Germany, for example, has had about 2.5M diagnosed COVID-19 cases, out of a population of about 80M. Or, in round numbers, about a third of the number of diagnosed cases that we’ve had, per capita. In addition, they currently have under 3% of their population fully vaccinated, versus 12% of the U.S. population. Combined, that leads to much lower overall rates of COVID-19 immunity in continental Europe than in the U.S.
Here’s how the U.S. would look, at those German rates (one-third the number of infections, one-fourth the number of vaccinations). Maybe 16% of the population would be immune (again assuming five undiagnosed cases for every diagnosed case. That assumption on the un-diagnosed may be excessive, given Germany’s generally good track record at testing and the efficient ways they went about it (Post #605.)
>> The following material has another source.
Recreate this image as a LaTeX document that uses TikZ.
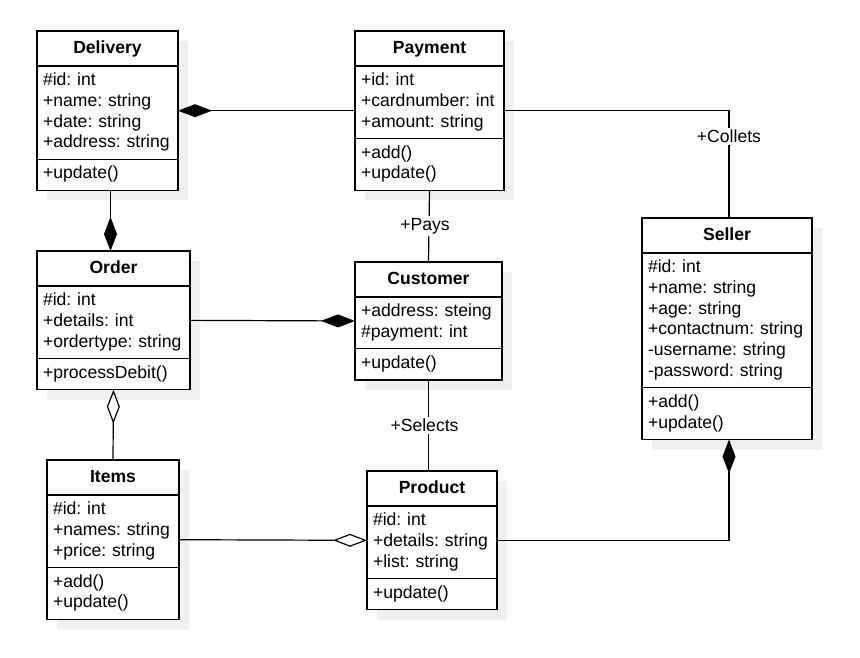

The only point here is that just because continental Europe is having a surge in cases, that does not necessarily imply that we will. Or that we won’t. Our situation is markedly different from the typical country in continental Europe. In most of Europe, the great majority of the population has no immunity to COVID-19. In the U.S., that is (probably) no longer true.
The second thing to keep in mind is how slow the transition to a fourth wave should be. And how long the lags in the system are. My original “simple model” was set to run a little fast, and as of 3/3/2021 it was running about four days too fast. And so, the original prediction that the 4th wave would start in the 3rd week of march needs to be pushed off by about a week. If the only thing happening were the takeover of the U.K. variant, we’d now expect the declines in new cases to stall out, and begin rising, in the fourth week of March.
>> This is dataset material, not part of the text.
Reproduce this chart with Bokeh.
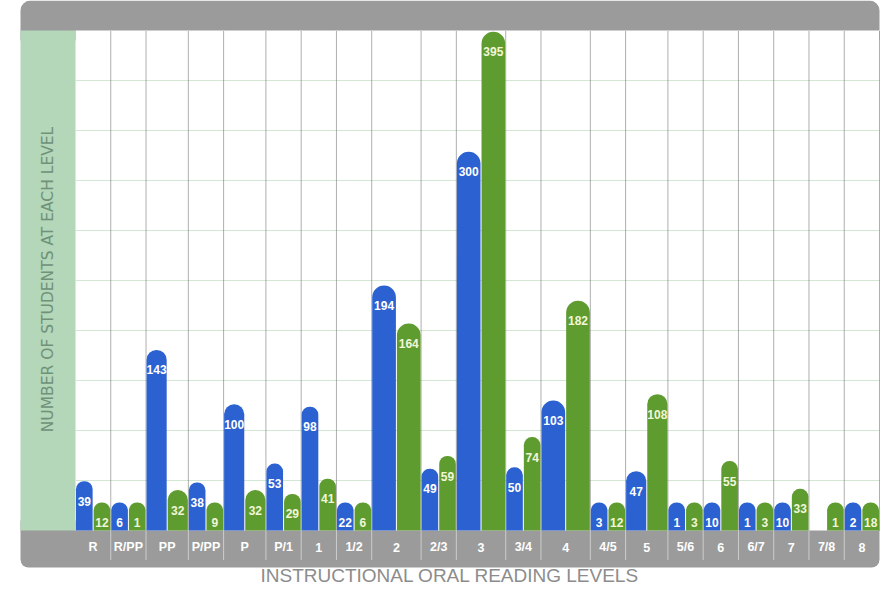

Note: This model is outdated and runs a little bit “too fast”. See text above.
But this simple model doesn’t account for changes in herd immunity over time. it just takes the observed rate of transmission and runs with that.
If I project the herd immunity table out to the end of this month, assuming 2M vaccinations per day, and a new-case rate of 15 / 100,000 / day, we should be approaching 60% of the population immune to COVID-19 by April 1. Surely, at that level, that has to start having some impact.
My point is, there’s nothing certain about a fourth wave. We may or may not see it.
For sure, relaxing COVID-19 hygiene under theses circumstances is pretty spectacularly stupid. (Everything above assumes that we maintain the same level of hygiene as we did in the past, because that’s the level of hygiene that generated the historical numbers.) We’ve got maybe a couple of weeks to go before we’ll know whether or not there’s going to be a 4th wave, all other things equal. As a nation, the remaining adults just have to pass the marshmallow test for the next two weeks.